For women more comfortable with “traditional” women’s roles, there were other opportunities to work in hospitality or with fundraising and patriotic groups. Carrying on a proud tradition, women from the “Comfort Funds” knitted their way through the war, making socks, scarves and mittens, and gathering other items to package and send to the troops. Established service groups such as The Red Cross also enlisted women in new roles, including as part of the Voluntary Aid Detachment where they worked as medical orderlies.

B&W image of 5 women collecting for the Freedom Fund, Brisbane, ca. 1943

Women collecting for the Freedom Fund, Brisbane, ca. 1943.
John Oxley Library, State Library of Queensland, Negative No. 161594.

4 women Voluntary Aid Detachment members in first aid training, Brisbane, ca. 1942.

Voluntary Aid Detachment members in training, Brisbane, ca. 1942.
John Oxley Library, State Library of Queensland, Negative No. 4988.

Enterprising women also formed and operated their own associations, such as the The Silver Hut Free Canteen, which was installed near Anzac Square in Brisbane and provided free refreshments to service personnel, seven days a week, from morning until evening, from May 1941 until the end of the war, staffed entirely by women volunteers.

Several Soldiers enjoying a cup of tea, leaning on a bench, at the Silver Hut, Brisbane, ca. 1942.

Soldiers enjoying a cup of tea at the Silver Hut, Brisbane, ca. 1942.
John Oxley Library, State Library of Queensland, Negative No. 195041.
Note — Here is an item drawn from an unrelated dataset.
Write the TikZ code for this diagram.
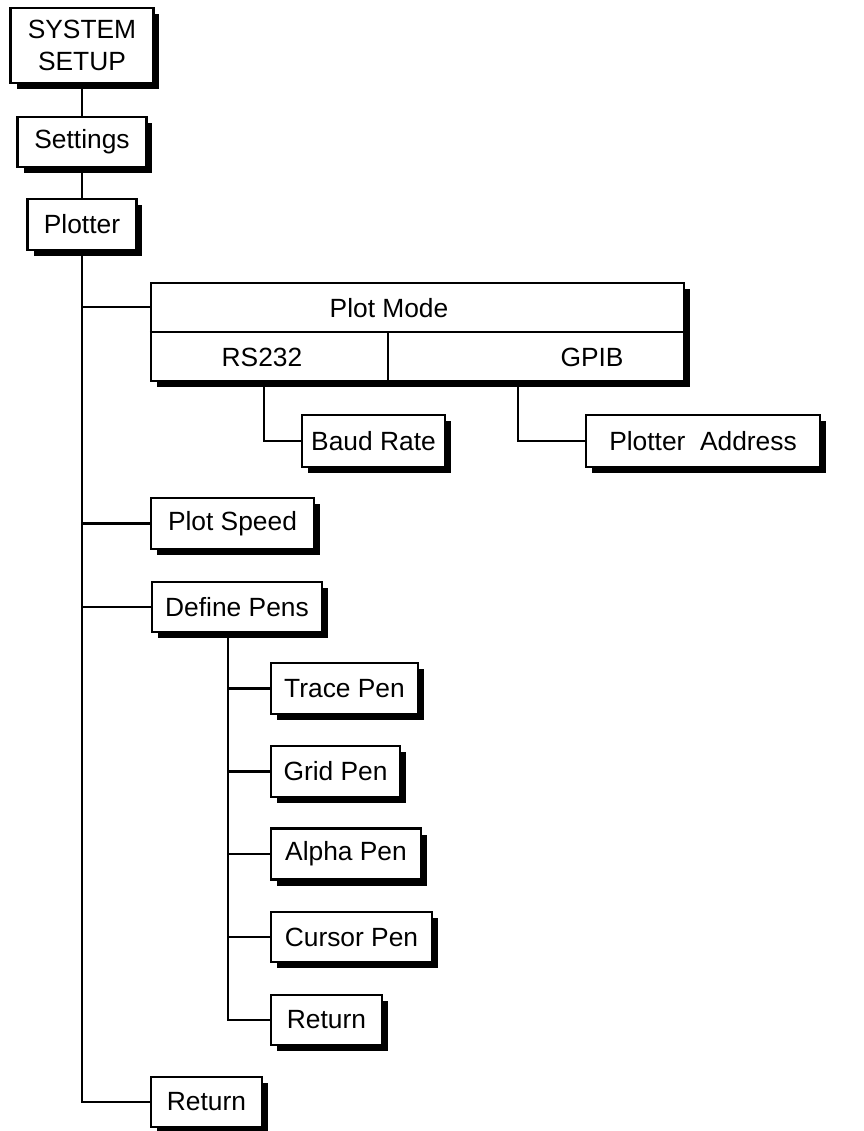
\documentclass[tikz,border=0pt]{standalone}
\usepackage{fontspec}
\setmainfont{Liberation Sans}
\usetikzlibrary{calc,shadows}
\definecolor{Ink}{HTML}{000000}
\tikzset{
  menu/.style={
    draw=Ink, line width=1.3pt, fill=white, inner sep=0pt, align=center,
    font=\fontsize{15}{18}\selectfont,
    drop shadow={shadow xshift=0.12cm, shadow yshift=-0.12cm, opacity=1, fill=Ink}
  },
  label/.style={inner sep=0pt, font=\fontsize{15}{18}\selectfont},
  link/.style={draw=Ink, line width=1.3pt}
}
\begin{document}
\begin{tikzpicture}[x=0.02cm,y=-0.02cm]
  \useasboundingbox (0,0) rectangle (863,1131);
  % main chain
  \node[menu,minimum width=2.86cm,minimum height=1.50cm] (setup) at (82,45.5) {SYSTEM\\SETUP};
  \node[menu,minimum width=2.58cm,minimum height=1.00cm] (settings) at (82,142) {Settings};
  \node[menu,minimum width=2.18cm,minimum height=1.02cm] (plotter) at (82,224.5) {Plotter};
  \draw[link] (setup) -- (settings);
  \draw[link] (settings) -- (plotter);
  % plot mode block
  \node[menu,minimum width=10.66cm,minimum height=1.96cm] (mode) at (417.5,332) {};
  \coordinate (modein) at ($(mode.north west)!.5!(mode.west)$);
  \coordinate (split) at ($(mode.south west)+(238,0)$);
  \draw[link] (mode.west) -- (mode.east);
  \draw[link] (split) -- (split |- mode.center);
  \node[label] (modett) at (389,308) {Plot Mode};
  \node[label] (rs) at (262,357) {RS232};
  \node[label] (gpib) at (592,357) {GPIB};
  \node[menu,minimum width=2.86cm,minimum height=1.04cm] (baud) at (373.5,441) {Baud Rate};
  \node[menu,minimum width=4.68cm,minimum height=1.04cm] (addr) at (703,441) {Plotter~~Address};
  \coordinate (rsdrop) at ($(mode.south west)+(114,0)$);
  \coordinate (gpdrop) at ($(mode.south west)+(368,0)$);
  \draw[link] (rsdrop) |- (baud.west);
  \draw[link] (gpdrop) |- (addr.west);
  % other entries
  \node[menu,minimum width=3.26cm,minimum height=1.02cm] (speed) at (232.5,523.5) {Plot Speed};
  \node[menu,minimum width=3.40cm,minimum height=1.00cm] (pens) at (237,607) {Define Pens};
  \node[menu,minimum width=2.22cm,minimum height=1.00cm] (ret) at (206.5,1102) {Return};
  \draw[link] (plotter.south) |- (ret.west);
  \draw[link] (plotter.south |- modein) -- (modein);
  \foreach \n in {speed,pens}
    \draw[link] (plotter.south |- \n.west) -- (\n.west);
  % pens submenu
  \node[menu,minimum width=2.94cm,minimum height=1.02cm] (trace) at (344.5,688.5) {Trace Pen};
  \node[menu,minimum width=2.58cm,minimum height=1.02cm] (grid) at (335.5,771.5) {Grid Pen};
  \node[menu,minimum width=3.00cm,minimum height=1.02cm] (alpha) at (346,854) {Alpha Pen};
  \node[menu,minimum width=3.22cm,minimum height=1.00cm] (cursor) at (351.5,937) {Cursor Pen};
  \node[menu,minimum width=2.22cm,minimum height=1.00cm] (subret) at (326.5,1020) {Return};
  \coordinate (pdrop) at ($(pens.south)+(-9,0)$);
  \draw[link] (pdrop) |- (subret.west);
  \foreach \n in {trace,grid,alpha,cursor}
    \draw[link] (pdrop |- \n.west) -- (\n.west);
\end{tikzpicture}
\end{document}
After the war, many women would find themselves relegated to the home once again, as men returned to civilian life, and society returned to a new version of the old status quo. However, the example these women set during WWII ignited a confidence in their own and subsequent generations of women that perhaps they could and would like to do more, and that, more shockingly, perhaps they even deserved to be paid equally for their efforts!

It would be a few more decades after the end of WWII, and would require the efforts of many more generations of progressive women and like-minded men, before Australian women would achieve equal pay entitlements and their employment rights would be enshrined in legislation like the Sex Discrimination Act. Even today, equal pay and women’s rights remain topical issues. But for all the battles yet to be fought, it is undeniable that the ingenuity, guts and resilience demonstrated by women during WWII impacted the course of history for the millions of Australians that followed in their footsteps.

Over 77 years since the end of WWII, we salute those women and thank them for the service they did for the nation, then and now. When asked, “what can a woman do?” they answered, not by doing a “man’s job” but by doing their jobs and doing them as only they could.

Ex-servicewomen marching at the Brisbane Exhibition Grounds, 17 March 1954.

Ex-servicewomen marching at the Brisbane Exhibition Grounds, 17 March 1954.
John Oxley Library, State Library of Queensland, Image No. 4793-0004-0002.